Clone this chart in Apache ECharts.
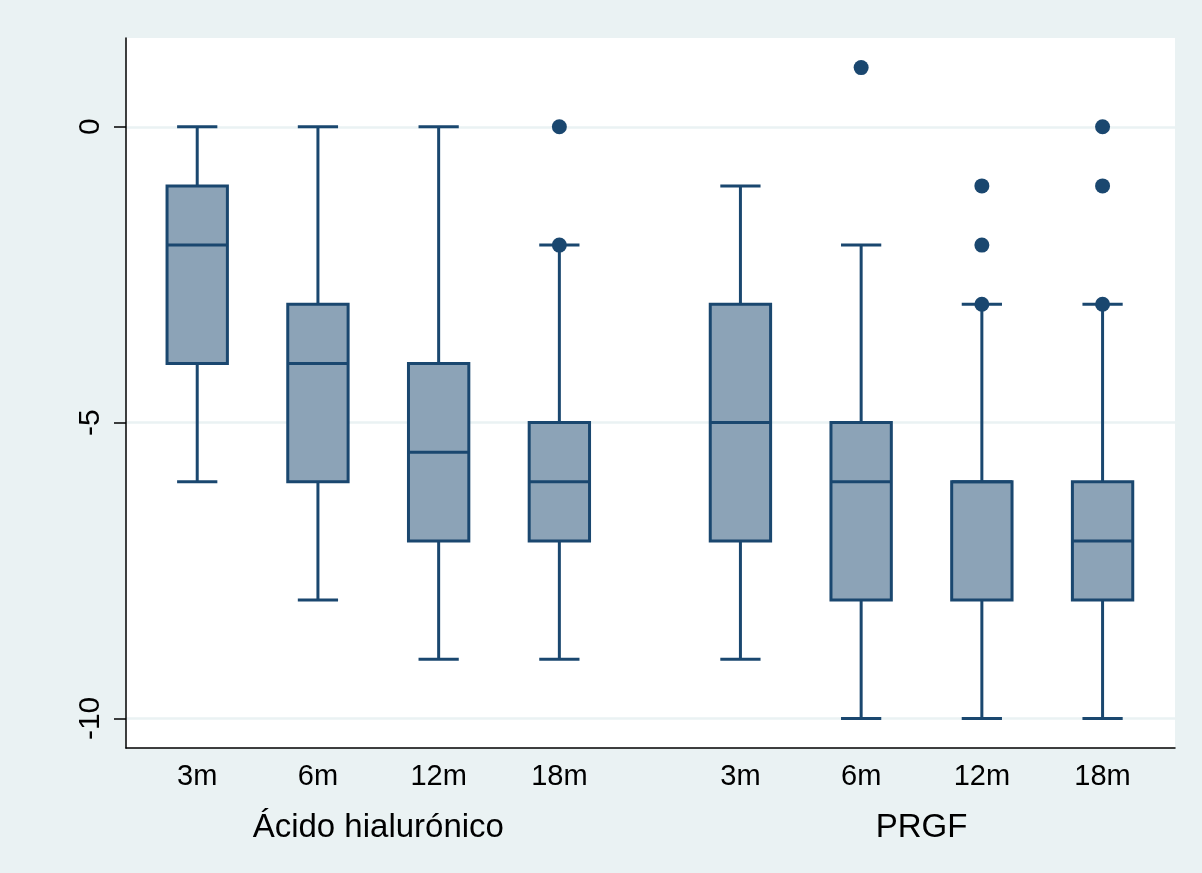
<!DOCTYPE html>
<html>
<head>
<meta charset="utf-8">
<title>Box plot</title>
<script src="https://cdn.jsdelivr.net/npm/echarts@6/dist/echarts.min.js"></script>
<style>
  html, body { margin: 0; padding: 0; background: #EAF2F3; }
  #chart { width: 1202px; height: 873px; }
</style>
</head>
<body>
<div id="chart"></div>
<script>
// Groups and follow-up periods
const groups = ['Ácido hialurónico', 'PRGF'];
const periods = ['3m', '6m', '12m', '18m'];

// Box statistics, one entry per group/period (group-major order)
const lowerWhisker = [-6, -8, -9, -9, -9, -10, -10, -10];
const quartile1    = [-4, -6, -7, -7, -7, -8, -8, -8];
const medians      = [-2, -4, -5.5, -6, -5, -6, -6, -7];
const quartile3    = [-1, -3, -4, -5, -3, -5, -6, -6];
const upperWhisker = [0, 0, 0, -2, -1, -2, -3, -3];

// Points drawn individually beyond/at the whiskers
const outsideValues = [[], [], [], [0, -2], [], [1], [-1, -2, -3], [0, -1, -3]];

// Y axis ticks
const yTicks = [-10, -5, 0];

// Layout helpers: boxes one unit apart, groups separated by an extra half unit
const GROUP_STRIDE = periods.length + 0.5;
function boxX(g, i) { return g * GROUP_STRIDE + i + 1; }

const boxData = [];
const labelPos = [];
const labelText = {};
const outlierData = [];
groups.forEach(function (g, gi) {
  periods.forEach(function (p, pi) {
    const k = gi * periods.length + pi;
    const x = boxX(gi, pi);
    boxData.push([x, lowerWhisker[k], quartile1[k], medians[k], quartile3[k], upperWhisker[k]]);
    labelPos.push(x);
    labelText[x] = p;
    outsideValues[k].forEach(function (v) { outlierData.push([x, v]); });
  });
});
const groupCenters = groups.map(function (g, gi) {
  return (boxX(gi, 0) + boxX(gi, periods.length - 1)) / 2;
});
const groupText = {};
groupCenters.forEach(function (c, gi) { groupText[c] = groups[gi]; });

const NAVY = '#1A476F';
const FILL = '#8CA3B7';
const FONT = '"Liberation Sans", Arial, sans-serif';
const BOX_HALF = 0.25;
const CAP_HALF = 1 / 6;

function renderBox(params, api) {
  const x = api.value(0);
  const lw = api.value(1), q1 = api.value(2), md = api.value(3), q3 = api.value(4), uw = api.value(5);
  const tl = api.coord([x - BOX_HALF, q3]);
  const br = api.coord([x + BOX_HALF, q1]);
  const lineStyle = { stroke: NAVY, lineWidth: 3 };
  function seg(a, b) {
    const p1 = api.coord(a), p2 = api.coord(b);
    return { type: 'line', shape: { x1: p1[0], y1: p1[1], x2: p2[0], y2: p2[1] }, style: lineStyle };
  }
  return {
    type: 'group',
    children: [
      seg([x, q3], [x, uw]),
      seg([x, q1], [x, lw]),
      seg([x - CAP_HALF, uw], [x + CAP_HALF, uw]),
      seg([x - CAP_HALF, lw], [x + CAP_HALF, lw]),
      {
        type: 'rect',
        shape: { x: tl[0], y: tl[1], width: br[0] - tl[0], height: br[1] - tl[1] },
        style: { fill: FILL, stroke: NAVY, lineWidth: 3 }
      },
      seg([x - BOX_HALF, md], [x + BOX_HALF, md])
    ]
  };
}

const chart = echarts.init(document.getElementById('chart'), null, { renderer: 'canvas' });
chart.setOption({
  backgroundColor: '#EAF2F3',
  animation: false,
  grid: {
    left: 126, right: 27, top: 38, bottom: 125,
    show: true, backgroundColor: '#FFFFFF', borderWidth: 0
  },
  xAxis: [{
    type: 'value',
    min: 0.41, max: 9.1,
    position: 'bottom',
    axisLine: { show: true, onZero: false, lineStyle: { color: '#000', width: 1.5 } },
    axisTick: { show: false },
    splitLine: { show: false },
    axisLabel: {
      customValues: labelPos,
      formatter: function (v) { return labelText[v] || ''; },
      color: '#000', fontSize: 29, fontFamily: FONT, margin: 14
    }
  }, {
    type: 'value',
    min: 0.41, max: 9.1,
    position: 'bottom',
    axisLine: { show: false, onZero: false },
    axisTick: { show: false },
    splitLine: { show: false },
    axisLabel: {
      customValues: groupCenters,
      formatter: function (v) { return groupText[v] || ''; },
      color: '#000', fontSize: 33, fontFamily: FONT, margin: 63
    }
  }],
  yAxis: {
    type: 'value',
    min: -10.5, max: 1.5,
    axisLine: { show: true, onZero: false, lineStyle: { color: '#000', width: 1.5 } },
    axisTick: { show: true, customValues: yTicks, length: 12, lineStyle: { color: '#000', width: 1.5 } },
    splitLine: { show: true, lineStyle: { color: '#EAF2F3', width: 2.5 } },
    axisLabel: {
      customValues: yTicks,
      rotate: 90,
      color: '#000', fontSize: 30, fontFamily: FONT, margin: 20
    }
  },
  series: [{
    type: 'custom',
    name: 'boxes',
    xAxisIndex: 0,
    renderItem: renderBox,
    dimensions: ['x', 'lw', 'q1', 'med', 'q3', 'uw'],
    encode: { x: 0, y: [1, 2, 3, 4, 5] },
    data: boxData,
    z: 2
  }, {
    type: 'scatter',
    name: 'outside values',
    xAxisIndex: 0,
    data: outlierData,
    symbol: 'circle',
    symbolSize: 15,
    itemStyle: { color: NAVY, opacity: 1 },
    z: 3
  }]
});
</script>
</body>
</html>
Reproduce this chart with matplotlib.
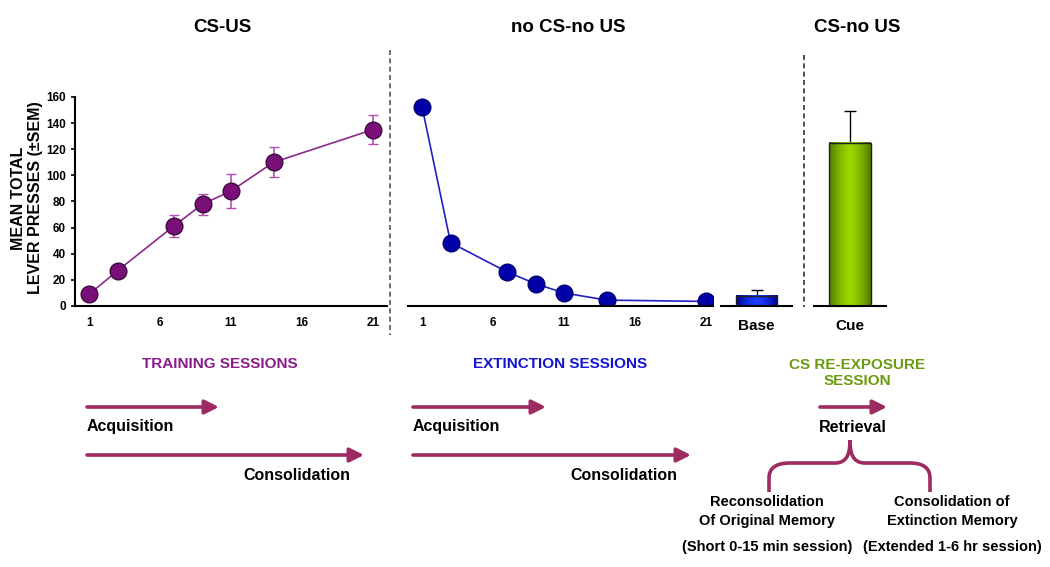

※ ※ ※

Retype the data above exactly; pictures are not part of the copy.

Clone this chart in Apache ECharts.
<!DOCTYPE html>
<html>
<head>
<meta charset="utf-8">
<title>Box plot</title>
<script src="https://cdn.jsdelivr.net/npm/echarts@6/dist/echarts.min.js"></script>
<style>
  html, body { margin: 0; padding: 0; background: #EAF2F3; }
  #chart { width: 1202px; height: 873px; }
</style>
</head>
<body>
<div id="chart"></div>
<script>
// Groups and follow-up periods
const groups = ['Ácido hialurónico', 'PRGF'];
const periods = ['3m', '6m', '12m', '18m'];

// Box statistics, one entry per group/period (group-major order)
const lowerWhisker = [-6, -8, -9, -9, -9, -10, -10, -10];
const quartile1    = [-4, -6, -7, -7, -7, -8, -8, -8];
const medians      = [-2, -4, -5.5, -6, -5, -6, -6, -7];
const quartile3    = [-1, -3, -4, -5, -3, -5, -6, -6];
const upperWhisker = [0, 0, 0, -2, -1, -2, -3, -3];

// Points drawn individually beyond/at the whiskers
const outsideValues = [[], [], [], [0, -2], [], [1], [-1, -2, -3], [0, -1, -3]];

// Y axis ticks
const yTicks = [-10, -5, 0];

// Layout helpers: boxes one unit apart, groups separated by an extra half unit
const GROUP_STRIDE = periods.length + 0.5;
function boxX(g, i) { return g * GROUP_STRIDE + i + 1; }

const boxData = [];
const labelPos = [];
const labelText = {};
const outlierData = [];
groups.forEach(function (g, gi) {
  periods.forEach(function (p, pi) {
    const k = gi * periods.length + pi;
    const x = boxX(gi, pi);
    boxData.push([x, lowerWhisker[k], quartile1[k], medians[k], quartile3[k], upperWhisker[k]]);
    labelPos.push(x);
    labelText[x] = p;
    outsideValues[k].forEach(function (v) { outlierData.push([x, v]); });
  });
});
const groupCenters = groups.map(function (g, gi) {
  return (boxX(gi, 0) + boxX(gi, periods.length - 1)) / 2;
});
const groupText = {};
groupCenters.forEach(function (c, gi) { groupText[c] = groups[gi]; });

const NAVY = '#1A476F';
const FILL = '#8CA3B7';
const FONT = '"Liberation Sans", Arial, sans-serif';
const BOX_HALF = 0.25;
const CAP_HALF = 1 / 6;

function renderBox(params, api) {
  const x = api.value(0);
  const lw = api.value(1), q1 = api.value(2), md = api.value(3), q3 = api.value(4), uw = api.value(5);
  const tl = api.coord([x - BOX_HALF, q3]);
  const br = api.coord([x + BOX_HALF, q1]);
  const lineStyle = { stroke: NAVY, lineWidth: 3 };
  function seg(a, b) {
    const p1 = api.coord(a), p2 = api.coord(b);
    return { type: 'line', shape: { x1: p1[0], y1: p1[1], x2: p2[0], y2: p2[1] }, style: lineStyle };
  }
  return {
    type: 'group',
    children: [
      seg([x, q3], [x, uw]),
      seg([x, q1], [x, lw]),
      seg([x - CAP_HALF, uw], [x + CAP_HALF, uw]),
      seg([x - CAP_HALF, lw], [x + CAP_HALF, lw]),
      {
        type: 'rect',
        shape: { x: tl[0], y: tl[1], width: br[0] - tl[0], height: br[1] - tl[1] },
        style: { fill: FILL, stroke: NAVY, lineWidth: 3 }
      },
      seg([x - BOX_HALF, md], [x + BOX_HALF, md])
    ]
  };
}

const chart = echarts.init(document.getElementById('chart'), null, { renderer: 'canvas' });
chart.setOption({
  backgroundColor: '#EAF2F3',
  animation: false,
  grid: {
    left: 126, right: 27, top: 38, bottom: 125,
    show: true, backgroundColor: '#FFFFFF', borderWidth: 0
  },
  xAxis: [{
    type: 'value',
    min: 0.41, max: 9.1,
    position: 'bottom',
    axisLine: { show: true, onZero: false, lineStyle: { color: '#000', width: 1.5 } },
    axisTick: { show: false },
    splitLine: { show: false },
    axisLabel: {
      customValues: labelPos,
      formatter: function (v) { return labelText[v] || ''; },
      color: '#000', fontSize: 29, fontFamily: FONT, margin: 14
    }
  }, {
    type: 'value',
    min: 0.41, max: 9.1,
    position: 'bottom',
    axisLine: { show: false, onZero: false },
    axisTick: { show: false },
    splitLine: { show: false },
    axisLabel: {
      customValues: groupCenters,
      formatter: function (v) { return groupText[v] || ''; },
      color: '#000', fontSize: 33, fontFamily: FONT, margin: 63
    }
  }],
  yAxis: {
    type: 'value',
    min: -10.5, max: 1.5,
    axisLine: { show: true, onZero: false, lineStyle: { color: '#000', width: 1.5 } },
    axisTick: { show: true, customValues: yTicks, length: 12, lineStyle: { color: '#000', width: 1.5 } },
    splitLine: { show: true, lineStyle: { color: '#EAF2F3', width: 2.5 } },
    axisLabel: {
      customValues: yTicks,
      rotate: 90,
      color: '#000', fontSize: 30, fontFamily: FONT, margin: 20
    }
  },
  series: [{
    type: 'custom',
    name: 'boxes',
    xAxisIndex: 0,
    renderItem: renderBox,
    dimensions: ['x', 'lw', 'q1', 'med', 'q3', 'uw'],
    encode: { x: 0, y: [1, 2, 3, 4, 5] },
    data: boxData,
    z: 2
  }, {
    type: 'scatter',
    name: 'outside values',
    xAxisIndex: 0,
    data: outlierData,
    symbol: 'circle',
    symbolSize: 15,
    itemStyle: { color: NAVY, opacity: 1 },
    z: 3
  }]
});
</script>
</body>
</html>
Reproduce this chart with matplotlib.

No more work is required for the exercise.